En revanche, au Moyen Age, et bien après, on appelle également « poisson d’avril » le maquereau, poisson dont la pêche succède à celle du hareng, en avril. Le peuple, rassasié de hareng, voit arriver ce poisson frais. Mais le maquereau n’est pas toujours au rendez-vous en avril et les pêcheurs peuvent rentrer bredouilles. D’ailleurs, dans un ouvrage de 1693, l’auteur écrit, en parlant du maquereau : « Je crois vous avoir déjà fait observer que la bonté de ce poisson consiste dans sa fraîcheur, et que quoi qu’on le nomme du poisson d’avril, il n’en vient pas souvent un seul en ce mois-là, bien plus en mai, qui est sa plus naturelle saison. » (L.S.R., L’Art de bien traiter, 1693.) Cette pêche vaine, début avril, ressemble beaucoup aux démarches loufoques et impossibles que l’on faisait faire aux naïfs le 1er avril.

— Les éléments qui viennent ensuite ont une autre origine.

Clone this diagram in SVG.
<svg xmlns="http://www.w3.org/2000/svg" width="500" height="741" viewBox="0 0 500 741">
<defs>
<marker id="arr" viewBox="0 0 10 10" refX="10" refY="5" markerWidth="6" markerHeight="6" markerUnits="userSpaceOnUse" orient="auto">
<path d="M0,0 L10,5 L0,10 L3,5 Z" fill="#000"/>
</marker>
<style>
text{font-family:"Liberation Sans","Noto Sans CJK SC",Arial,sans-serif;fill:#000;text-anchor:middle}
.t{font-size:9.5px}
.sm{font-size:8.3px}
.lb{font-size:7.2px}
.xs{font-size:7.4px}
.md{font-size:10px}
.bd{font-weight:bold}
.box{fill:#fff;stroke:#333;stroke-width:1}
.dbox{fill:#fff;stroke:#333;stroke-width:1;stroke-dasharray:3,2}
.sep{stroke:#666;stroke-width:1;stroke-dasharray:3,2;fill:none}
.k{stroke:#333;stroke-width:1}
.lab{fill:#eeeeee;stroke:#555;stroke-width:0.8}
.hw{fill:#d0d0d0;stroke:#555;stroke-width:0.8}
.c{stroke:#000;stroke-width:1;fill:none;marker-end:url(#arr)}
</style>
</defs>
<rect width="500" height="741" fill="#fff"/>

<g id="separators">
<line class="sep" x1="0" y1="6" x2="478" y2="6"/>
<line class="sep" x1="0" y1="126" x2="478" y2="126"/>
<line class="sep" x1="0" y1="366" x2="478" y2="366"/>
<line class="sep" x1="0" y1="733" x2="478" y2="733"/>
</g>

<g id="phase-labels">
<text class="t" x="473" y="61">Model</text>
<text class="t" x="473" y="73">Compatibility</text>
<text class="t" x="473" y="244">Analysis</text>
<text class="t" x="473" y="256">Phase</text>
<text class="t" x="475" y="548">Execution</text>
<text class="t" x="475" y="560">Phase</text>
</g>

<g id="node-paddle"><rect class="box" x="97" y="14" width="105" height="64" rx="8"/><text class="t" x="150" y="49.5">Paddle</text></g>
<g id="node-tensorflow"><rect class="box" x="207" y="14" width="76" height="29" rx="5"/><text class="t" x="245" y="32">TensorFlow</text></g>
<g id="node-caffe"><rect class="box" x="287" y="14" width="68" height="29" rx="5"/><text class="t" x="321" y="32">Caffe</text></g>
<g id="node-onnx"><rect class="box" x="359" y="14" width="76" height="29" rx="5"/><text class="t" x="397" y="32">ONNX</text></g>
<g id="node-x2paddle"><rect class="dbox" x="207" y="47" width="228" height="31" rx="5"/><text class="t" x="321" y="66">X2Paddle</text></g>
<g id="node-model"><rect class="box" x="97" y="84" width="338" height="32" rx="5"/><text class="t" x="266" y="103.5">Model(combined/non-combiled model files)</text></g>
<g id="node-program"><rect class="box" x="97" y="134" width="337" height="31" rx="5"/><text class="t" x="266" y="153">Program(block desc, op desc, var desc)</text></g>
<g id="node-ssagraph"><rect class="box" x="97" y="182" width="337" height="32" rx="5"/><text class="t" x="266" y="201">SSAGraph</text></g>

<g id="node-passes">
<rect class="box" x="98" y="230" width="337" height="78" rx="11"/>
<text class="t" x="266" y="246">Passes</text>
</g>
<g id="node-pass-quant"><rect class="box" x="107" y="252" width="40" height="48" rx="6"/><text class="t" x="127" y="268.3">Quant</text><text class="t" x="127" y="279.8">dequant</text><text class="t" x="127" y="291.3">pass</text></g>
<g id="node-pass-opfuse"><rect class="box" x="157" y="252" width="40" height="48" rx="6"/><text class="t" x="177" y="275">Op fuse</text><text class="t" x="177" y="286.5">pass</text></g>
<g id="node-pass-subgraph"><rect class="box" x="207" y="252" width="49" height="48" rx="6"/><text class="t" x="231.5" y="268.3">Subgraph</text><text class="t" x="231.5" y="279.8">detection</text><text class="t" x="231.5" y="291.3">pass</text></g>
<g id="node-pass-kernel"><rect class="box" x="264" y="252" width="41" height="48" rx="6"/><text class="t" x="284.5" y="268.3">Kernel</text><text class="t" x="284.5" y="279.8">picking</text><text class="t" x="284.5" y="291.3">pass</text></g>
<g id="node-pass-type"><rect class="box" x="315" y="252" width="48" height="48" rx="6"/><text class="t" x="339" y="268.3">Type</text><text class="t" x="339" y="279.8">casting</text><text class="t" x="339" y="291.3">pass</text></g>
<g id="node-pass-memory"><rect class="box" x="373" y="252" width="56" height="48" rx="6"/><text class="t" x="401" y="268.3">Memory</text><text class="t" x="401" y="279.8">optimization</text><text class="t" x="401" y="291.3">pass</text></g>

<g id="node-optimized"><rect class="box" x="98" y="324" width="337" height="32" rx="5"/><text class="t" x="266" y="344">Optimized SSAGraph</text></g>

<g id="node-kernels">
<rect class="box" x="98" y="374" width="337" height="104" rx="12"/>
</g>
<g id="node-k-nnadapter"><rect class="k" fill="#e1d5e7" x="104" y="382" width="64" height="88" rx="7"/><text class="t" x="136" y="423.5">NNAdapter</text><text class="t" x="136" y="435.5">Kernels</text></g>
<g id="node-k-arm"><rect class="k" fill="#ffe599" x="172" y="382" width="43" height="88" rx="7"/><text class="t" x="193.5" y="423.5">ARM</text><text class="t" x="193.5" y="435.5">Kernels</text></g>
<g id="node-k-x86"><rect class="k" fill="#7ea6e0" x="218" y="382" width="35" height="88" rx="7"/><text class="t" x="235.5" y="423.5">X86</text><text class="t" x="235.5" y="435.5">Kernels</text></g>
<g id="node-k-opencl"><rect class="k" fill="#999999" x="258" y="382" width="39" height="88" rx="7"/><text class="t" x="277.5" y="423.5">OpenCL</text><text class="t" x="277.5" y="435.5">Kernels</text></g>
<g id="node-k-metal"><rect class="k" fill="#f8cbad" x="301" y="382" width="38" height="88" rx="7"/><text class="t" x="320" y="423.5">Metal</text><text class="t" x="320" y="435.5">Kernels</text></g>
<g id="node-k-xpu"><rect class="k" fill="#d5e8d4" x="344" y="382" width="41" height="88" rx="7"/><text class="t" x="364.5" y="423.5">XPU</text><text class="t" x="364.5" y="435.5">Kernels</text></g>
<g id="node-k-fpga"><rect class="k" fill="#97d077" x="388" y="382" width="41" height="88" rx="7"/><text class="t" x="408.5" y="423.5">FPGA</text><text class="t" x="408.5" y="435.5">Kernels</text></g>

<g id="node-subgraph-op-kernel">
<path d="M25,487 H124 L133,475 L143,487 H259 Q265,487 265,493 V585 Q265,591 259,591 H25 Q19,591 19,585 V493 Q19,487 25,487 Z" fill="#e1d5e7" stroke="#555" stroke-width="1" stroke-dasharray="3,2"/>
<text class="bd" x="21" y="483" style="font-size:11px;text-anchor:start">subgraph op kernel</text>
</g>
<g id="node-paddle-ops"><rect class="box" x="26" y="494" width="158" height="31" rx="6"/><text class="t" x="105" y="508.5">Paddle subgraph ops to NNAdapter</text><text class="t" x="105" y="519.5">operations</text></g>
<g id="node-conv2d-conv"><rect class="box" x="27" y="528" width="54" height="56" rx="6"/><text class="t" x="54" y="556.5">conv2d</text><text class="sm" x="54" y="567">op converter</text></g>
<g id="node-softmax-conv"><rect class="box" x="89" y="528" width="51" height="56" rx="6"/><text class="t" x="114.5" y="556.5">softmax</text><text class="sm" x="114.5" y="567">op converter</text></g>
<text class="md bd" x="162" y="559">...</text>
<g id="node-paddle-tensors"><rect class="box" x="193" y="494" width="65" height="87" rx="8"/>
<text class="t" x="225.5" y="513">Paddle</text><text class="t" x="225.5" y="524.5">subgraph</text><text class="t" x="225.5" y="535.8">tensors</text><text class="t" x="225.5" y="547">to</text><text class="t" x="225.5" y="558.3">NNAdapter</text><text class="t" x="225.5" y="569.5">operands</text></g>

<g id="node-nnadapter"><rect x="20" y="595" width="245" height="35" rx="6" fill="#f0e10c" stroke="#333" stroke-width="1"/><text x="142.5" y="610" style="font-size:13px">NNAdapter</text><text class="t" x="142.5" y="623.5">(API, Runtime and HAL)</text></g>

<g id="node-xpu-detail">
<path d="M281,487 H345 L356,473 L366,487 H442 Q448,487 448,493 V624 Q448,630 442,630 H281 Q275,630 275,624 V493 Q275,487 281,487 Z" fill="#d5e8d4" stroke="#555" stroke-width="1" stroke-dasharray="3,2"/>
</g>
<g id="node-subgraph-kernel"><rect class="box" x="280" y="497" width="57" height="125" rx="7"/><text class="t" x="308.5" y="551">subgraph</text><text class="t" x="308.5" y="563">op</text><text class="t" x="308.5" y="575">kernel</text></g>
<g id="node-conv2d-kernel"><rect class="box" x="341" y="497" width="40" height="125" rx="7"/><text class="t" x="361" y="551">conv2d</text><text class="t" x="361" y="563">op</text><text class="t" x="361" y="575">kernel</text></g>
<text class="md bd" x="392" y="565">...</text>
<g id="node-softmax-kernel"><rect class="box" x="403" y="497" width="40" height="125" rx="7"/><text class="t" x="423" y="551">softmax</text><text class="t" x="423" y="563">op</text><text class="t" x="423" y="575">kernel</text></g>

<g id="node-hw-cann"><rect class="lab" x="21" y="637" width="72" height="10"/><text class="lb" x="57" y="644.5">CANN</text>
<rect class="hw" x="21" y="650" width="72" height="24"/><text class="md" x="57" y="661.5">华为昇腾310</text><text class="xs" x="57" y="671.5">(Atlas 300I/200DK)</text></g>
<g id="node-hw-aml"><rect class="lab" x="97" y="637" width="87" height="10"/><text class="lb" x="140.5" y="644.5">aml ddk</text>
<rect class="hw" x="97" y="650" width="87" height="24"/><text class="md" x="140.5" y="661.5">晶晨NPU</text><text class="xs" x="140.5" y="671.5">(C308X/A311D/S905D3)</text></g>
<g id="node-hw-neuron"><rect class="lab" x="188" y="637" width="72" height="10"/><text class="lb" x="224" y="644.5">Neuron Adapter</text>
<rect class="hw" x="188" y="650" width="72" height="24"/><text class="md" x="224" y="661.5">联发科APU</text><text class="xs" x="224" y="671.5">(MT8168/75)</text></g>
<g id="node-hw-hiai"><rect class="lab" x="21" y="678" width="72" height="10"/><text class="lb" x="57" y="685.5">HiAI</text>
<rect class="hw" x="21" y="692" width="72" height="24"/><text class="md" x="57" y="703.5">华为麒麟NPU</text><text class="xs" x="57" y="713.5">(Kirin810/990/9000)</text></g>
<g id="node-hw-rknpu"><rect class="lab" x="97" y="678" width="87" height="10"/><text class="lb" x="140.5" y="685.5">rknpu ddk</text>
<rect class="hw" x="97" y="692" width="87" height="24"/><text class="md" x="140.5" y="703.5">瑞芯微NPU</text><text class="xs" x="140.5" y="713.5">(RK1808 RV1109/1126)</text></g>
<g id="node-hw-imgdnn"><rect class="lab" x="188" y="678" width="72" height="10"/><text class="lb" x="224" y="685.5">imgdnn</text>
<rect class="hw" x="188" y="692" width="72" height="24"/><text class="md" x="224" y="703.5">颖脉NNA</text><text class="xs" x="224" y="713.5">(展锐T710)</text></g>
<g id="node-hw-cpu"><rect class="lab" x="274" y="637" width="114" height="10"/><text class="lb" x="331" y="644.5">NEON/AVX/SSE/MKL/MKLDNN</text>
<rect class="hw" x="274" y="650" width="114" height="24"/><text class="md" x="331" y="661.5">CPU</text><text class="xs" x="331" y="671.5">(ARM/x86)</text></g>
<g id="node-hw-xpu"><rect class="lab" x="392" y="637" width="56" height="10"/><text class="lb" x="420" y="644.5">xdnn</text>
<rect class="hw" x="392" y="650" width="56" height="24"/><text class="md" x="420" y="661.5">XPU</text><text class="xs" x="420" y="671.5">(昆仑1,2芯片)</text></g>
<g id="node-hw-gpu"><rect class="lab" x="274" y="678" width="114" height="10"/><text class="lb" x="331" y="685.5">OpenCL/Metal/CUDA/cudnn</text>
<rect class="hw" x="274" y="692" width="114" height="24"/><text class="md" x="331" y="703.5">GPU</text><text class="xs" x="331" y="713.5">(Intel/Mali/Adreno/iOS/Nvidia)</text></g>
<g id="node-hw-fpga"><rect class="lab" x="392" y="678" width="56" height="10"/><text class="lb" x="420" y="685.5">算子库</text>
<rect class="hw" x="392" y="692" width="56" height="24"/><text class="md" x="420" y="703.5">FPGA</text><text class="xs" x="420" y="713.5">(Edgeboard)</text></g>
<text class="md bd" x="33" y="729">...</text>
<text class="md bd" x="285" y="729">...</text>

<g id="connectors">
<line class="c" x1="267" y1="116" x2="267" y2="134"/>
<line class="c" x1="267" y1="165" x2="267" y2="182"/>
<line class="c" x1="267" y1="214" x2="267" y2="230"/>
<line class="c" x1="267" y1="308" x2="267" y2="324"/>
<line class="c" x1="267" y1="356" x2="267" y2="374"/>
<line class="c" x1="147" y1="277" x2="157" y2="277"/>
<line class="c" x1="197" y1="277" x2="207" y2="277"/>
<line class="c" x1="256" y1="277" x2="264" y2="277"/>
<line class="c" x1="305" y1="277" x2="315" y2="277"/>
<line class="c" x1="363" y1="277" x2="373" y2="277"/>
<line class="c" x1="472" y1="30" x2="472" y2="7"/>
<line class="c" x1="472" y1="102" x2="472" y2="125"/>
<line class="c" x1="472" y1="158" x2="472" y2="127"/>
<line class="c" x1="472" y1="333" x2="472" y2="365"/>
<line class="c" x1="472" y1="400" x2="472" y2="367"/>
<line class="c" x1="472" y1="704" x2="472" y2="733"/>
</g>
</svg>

En effet, l’expression « Faire un poisson d’avril », dans le sens de faire faire à quelqu’un une démarche inutile est attestée au xviiie siècle. Il en va de même au xixe siècle où l’on envoie les naïfs chercher des choses improbables, comme le moule à boudins, la pierre à aiguiser le crin, dix sous de queues de grenouilles ou de pain mangé, la corde à tourner le vent, etc. En Haute-Bretagne, lorsqu’une personne se laisse attraper, ceux qui l’ont grugée courent au-devant d’elle avec une poêle à frire en criant : « Poisson d’avril ! Poisson d’avril ! » et l’on fait mine de le mettre dans la poêle en disant qu’on va le faire frire (P. Sébillot, 1886).
Vers la fin du xixe siècle, la tradition s’est affaiblie, tout en perdant son sens premier. Elle n’est plus guère perpétuée que par les enfants et leurs farces, dont celle qui consiste à maculer le vêtement des passants ou l’orner de quelque objet. En Franche-Comté, par exemple, ils découpent un morceau de drap en forme de rat, le recouvrent de craie et le frottent sur les manteaux noirs de celles et ceux qu’ils rencontrent. Ils accrochent une queue de veau, de lapin, ou un chiffon sale et « celui qui arrive, sans recevoir de taloches, à attacher un rat mort à la robe d’une belle dame “tient le record” » (C. Beauquier, 1899). En 1903, Mme Vaugeois écrit : « Autrefois, le 1er avril, il était très ennuyeux de sortir dans les rues de Nantes, où l’on était exposé à toutes sortes de mauvaises farces. Les gamins, ce jour-là, attachaient, à l’aide d’une épingle, des queues de papier ou de longues guenilles aux habits des passants, et criaient ensuite : “Au lard ! au lard !” et, plus récemment, “Poisson d’avril !”. Il y a une dizaine d’années, ils découpaient dans du drap des souris, qu’ils frottaient de craie, et appliquaient ensuite sur le dos des passants vêtus de noir ou de couleurs sombres. Les ouvriers dont les ateliers donnaient sur la rue clouaient des sous entre les pavés, et se divertissaient à voir les gens essayer en vain de les arracher, puis ils leur criaient aussi : “Poisson d’avril !” Dans les grands ateliers, on envoyait les apprentis naïfs faire des commissions ridicules […]. Les peintres en bâtiment envoient encore leurs apprentis chez un confrère demander l’échelle à faire les plinthes, etc. Le confrère l’envoie à un autre, qui le renvoie à un troisième confrère, et ainsi de suite, jusqu’à ce que le malheureux ait fait le tour de la ville. Toutes ces attrapes ont cessé presque complètement, sauf la dernière, et l’on peut maintenant circuler dans les rues de Nantes le 1er avril aussi paisiblement que les autres jours, sans craindre les mystifications plus ou moins spirituelles, et sans qu’on vienne vous crier : “Poisson d’avril !” » (M.-E. Vaugeois, 1903.)
Pour conclure et tenter de donner une explication à ce « poisson d’avril », l’hypothèse qui semble la plus cohérente est celle de la pêche au maquereau improductive en avril. Elle correspond à la version la plus ancienne de la farce, celle des courses inutiles où le naïf qui se fait prendre revient lui aussi « bredouille ». Il faut, en outre, souligner que le 1er avril ne comporte aucune dimension magique ou sacrée, à la différence du 1er mai, par exemple. Toutefois, en matière de folklore, les éléments ont tendance à s’agréger les uns aux autres et, en l’absence de textes, il est souvent difficile de retrouver le chemin qu’ils ont pris.
Marie-Charlotte Delmas, extrait du « Dictionnaire de la France mystérieuse ».